Starting with the first line of the data below, copy each line up to and including the one containing "(7,303) rectangle (1291,728);". Pictures stay out.

##### INFORMATION SHOWN #####

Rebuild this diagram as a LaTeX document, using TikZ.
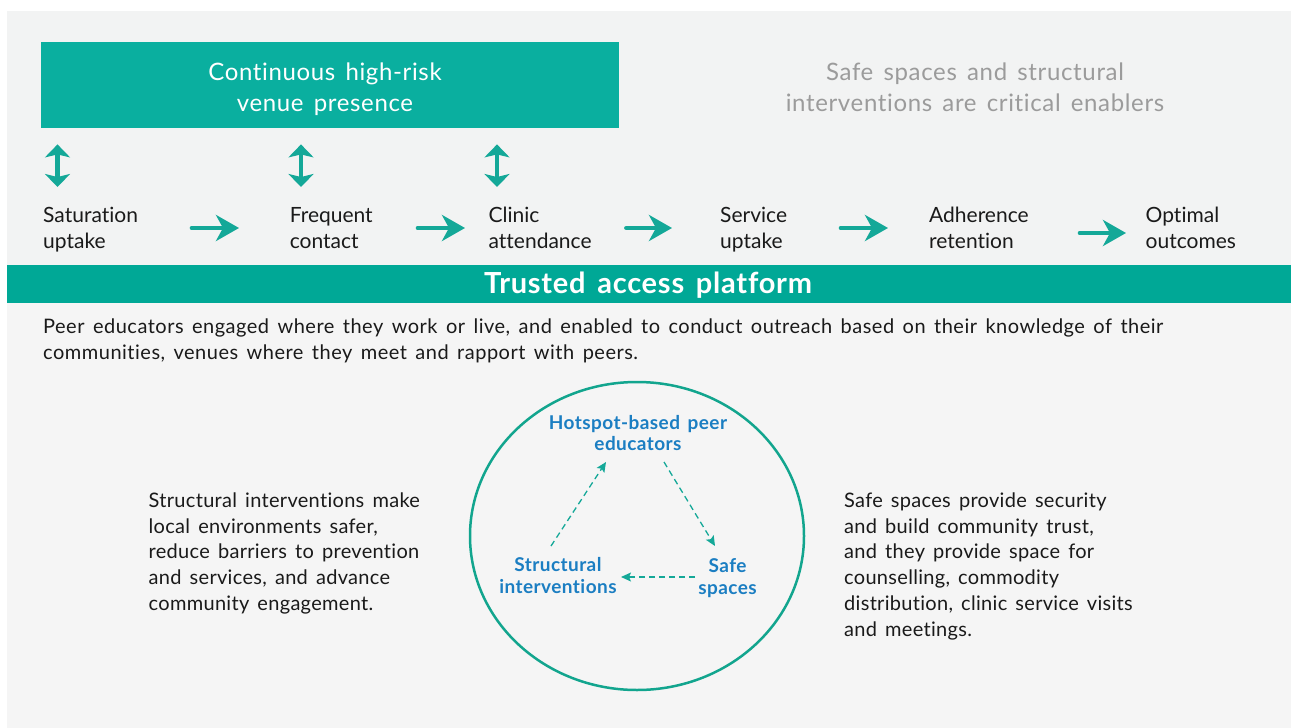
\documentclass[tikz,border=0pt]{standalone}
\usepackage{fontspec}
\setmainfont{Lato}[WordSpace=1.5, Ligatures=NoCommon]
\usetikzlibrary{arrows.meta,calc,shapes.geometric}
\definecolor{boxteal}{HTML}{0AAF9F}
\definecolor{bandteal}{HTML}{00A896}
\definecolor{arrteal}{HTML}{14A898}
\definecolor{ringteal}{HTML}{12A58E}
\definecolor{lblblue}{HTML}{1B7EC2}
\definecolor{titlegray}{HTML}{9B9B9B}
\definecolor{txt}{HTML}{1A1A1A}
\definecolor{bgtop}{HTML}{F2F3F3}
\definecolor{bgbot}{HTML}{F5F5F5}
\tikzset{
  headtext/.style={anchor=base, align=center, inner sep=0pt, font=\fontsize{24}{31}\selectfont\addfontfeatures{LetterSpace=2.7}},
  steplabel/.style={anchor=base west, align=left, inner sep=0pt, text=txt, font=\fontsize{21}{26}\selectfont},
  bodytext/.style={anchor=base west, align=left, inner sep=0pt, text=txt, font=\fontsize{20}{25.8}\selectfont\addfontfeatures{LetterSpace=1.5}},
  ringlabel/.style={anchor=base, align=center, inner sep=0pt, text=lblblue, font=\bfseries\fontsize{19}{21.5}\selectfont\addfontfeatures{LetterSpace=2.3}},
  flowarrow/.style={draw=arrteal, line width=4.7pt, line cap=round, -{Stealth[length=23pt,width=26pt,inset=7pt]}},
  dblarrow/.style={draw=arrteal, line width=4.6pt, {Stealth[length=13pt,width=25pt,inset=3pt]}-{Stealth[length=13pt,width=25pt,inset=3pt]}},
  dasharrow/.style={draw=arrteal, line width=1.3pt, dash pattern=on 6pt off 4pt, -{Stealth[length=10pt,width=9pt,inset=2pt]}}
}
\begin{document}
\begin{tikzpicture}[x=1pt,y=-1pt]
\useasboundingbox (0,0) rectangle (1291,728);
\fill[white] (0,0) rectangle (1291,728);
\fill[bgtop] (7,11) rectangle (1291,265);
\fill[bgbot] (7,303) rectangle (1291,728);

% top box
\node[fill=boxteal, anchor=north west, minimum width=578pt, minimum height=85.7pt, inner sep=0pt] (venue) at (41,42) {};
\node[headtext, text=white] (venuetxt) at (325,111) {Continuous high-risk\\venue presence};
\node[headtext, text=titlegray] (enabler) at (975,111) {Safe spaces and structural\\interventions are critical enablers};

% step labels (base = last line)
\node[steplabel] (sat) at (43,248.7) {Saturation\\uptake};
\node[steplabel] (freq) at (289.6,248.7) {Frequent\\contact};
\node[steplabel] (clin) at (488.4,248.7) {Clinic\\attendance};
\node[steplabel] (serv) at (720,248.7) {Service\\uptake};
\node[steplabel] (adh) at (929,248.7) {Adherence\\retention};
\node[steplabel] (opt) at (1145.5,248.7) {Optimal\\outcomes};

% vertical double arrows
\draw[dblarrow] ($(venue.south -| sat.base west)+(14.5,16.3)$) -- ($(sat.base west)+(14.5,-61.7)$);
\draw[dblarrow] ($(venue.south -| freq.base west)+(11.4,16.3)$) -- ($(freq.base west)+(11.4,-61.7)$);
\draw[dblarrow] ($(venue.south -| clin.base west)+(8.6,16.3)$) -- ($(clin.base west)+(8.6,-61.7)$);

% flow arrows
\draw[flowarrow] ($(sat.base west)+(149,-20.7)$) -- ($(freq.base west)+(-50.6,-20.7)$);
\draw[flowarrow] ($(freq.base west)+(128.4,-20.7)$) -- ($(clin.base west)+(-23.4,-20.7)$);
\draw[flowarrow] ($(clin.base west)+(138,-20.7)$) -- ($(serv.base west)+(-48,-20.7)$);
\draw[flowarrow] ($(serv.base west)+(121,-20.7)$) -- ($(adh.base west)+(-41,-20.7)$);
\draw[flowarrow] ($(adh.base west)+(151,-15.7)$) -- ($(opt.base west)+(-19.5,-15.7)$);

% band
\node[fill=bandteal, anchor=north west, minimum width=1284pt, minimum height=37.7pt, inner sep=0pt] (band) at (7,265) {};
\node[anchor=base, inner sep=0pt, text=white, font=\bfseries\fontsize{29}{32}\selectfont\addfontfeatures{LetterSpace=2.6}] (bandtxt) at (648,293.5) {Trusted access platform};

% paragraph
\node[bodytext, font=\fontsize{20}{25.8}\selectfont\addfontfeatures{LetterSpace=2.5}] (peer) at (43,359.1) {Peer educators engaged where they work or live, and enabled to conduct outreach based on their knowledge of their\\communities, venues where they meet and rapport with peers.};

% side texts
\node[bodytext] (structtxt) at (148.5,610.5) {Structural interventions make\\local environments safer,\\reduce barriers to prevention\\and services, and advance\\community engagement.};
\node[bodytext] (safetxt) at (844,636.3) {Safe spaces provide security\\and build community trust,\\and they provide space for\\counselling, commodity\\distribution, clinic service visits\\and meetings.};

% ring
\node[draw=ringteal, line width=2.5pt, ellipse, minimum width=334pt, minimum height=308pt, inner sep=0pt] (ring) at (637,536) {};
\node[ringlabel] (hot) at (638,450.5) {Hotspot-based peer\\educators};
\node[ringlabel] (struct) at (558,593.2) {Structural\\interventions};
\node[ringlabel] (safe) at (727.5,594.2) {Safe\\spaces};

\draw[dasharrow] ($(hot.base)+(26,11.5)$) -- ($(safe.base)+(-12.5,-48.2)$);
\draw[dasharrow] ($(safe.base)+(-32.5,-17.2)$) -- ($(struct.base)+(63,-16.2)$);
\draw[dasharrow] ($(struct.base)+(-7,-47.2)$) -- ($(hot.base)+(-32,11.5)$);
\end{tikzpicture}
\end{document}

#####

[OUTPUT OF THE TASK]
Rebuild this diagram as a LaTeX document, using TikZ.
\documentclass[tikz,border=0pt]{standalone}
\usepackage{fontspec}
\setmainfont{Lato}[WordSpace=1.5, Ligatures=NoCommon]
\usetikzlibrary{arrows.meta,calc,shapes.geometric}
\definecolor{boxteal}{HTML}{0AAF9F}
\definecolor{bandteal}{HTML}{00A896}
\definecolor{arrteal}{HTML}{14A898}
\definecolor{ringteal}{HTML}{12A58E}
\definecolor{lblblue}{HTML}{1B7EC2}
\definecolor{titlegray}{HTML}{9B9B9B}
\definecolor{txt}{HTML}{1A1A1A}
\definecolor{bgtop}{HTML}{F2F3F3}
\definecolor{bgbot}{HTML}{F5F5F5}
\tikzset{
  headtext/.style={anchor=base, align=center, inner sep=0pt, font=\fontsize{24}{31}\selectfont\addfontfeatures{LetterSpace=2.7}},
  steplabel/.style={anchor=base west, align=left, inner sep=0pt, text=txt, font=\fontsize{21}{26}\selectfont},
  bodytext/.style={anchor=base west, align=left, inner sep=0pt, text=txt, font=\fontsize{20}{25.8}\selectfont\addfontfeatures{LetterSpace=1.5}},
  ringlabel/.style={anchor=base, align=center, inner sep=0pt, text=lblblue, font=\bfseries\fontsize{19}{21.5}\selectfont\addfontfeatures{LetterSpace=2.3}},
  flowarrow/.style={draw=arrteal, line width=4.7pt, line cap=round, -{Stealth[length=23pt,width=26pt,inset=7pt]}},
  dblarrow/.style={draw=arrteal, line width=4.6pt, {Stealth[length=13pt,width=25pt,inset=3pt]}-{Stealth[length=13pt,width=25pt,inset=3pt]}},
  dasharrow/.style={draw=arrteal, line width=1.3pt, dash pattern=on 6pt off 4pt, -{Stealth[length=10pt,width=9pt,inset=2pt]}}
}
\begin{document}
\begin{tikzpicture}[x=1pt,y=-1pt]
\useasboundingbox (0,0) rectangle (1291,728);
\fill[white] (0,0) rectangle (1291,728);
\fill[bgtop] (7,11) rectangle (1291,265);
\fill[bgbot] (7,303) rectangle (1291,728);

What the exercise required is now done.